A major argument concerning the CCS requirement of the proposed rule has been that the Bush-era Energy Policy Act of 2005 (EPAct) undermines key parts of the proposed rule in requiring new coal-fired power plants to install CCS technology. The EPAct specifically prohibits U.S. EPA from citing a technology as being “adequately demonstrated” if the technology has only been used at a facility receiving assistance under the Department of Energy’s Clean Coal Power Initiative (CCPI), or at a facility that is receiving an advanced coal project tax credit. The power plants with CCS that are cited in the proposed NSPS as the justification for CCS being ‘adequately demonstrated’ all received such assistance. Therefore, one of the beliefs of the opponents of the proposed new rule is that U.S. EPA has proposed standards which are beyond its authority. To further complicate the discussion around the CCS requirement, U.S. EPA’s Science Advisory Board (SAB) has voted unanimously not to review the new rule, on the grounds that the CCS requirement falls outside the rule’s scope and that many of the scientific concerns regarding CCS may be policy and legal matters, instead of an element of the proposed rule that would be under the jurisdiction of SAB review. U.S. EPA has formally refuted the claims relating to the EPAct, saying that its basis for requiring CCS was not based “solely” on the few coal utility projects affected by constraints in this energy law.
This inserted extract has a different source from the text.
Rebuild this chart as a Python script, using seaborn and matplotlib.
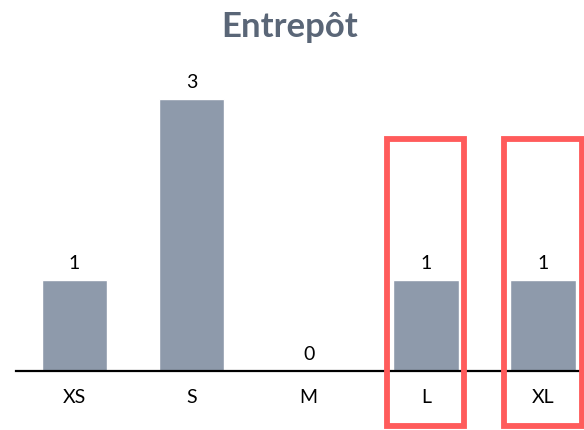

U.S. EPA has not recently commented on when it intends to finalize the proposed rule for new EGUs, but some believe U.S. EPA is planning to intentionally delay finalizing it until after completion of the 2014 elections. If history repeats itself, and U.S. EPA has not finalized the proposed rule by January 8, 2015, we will likely see U.S. EPA be required to withdrawal the second proposed rule for not finalizing it within one (1) year of its proposal, and U.S. EPA would be required to re-propose, accept comments on, and finalize yet another new version of this rule.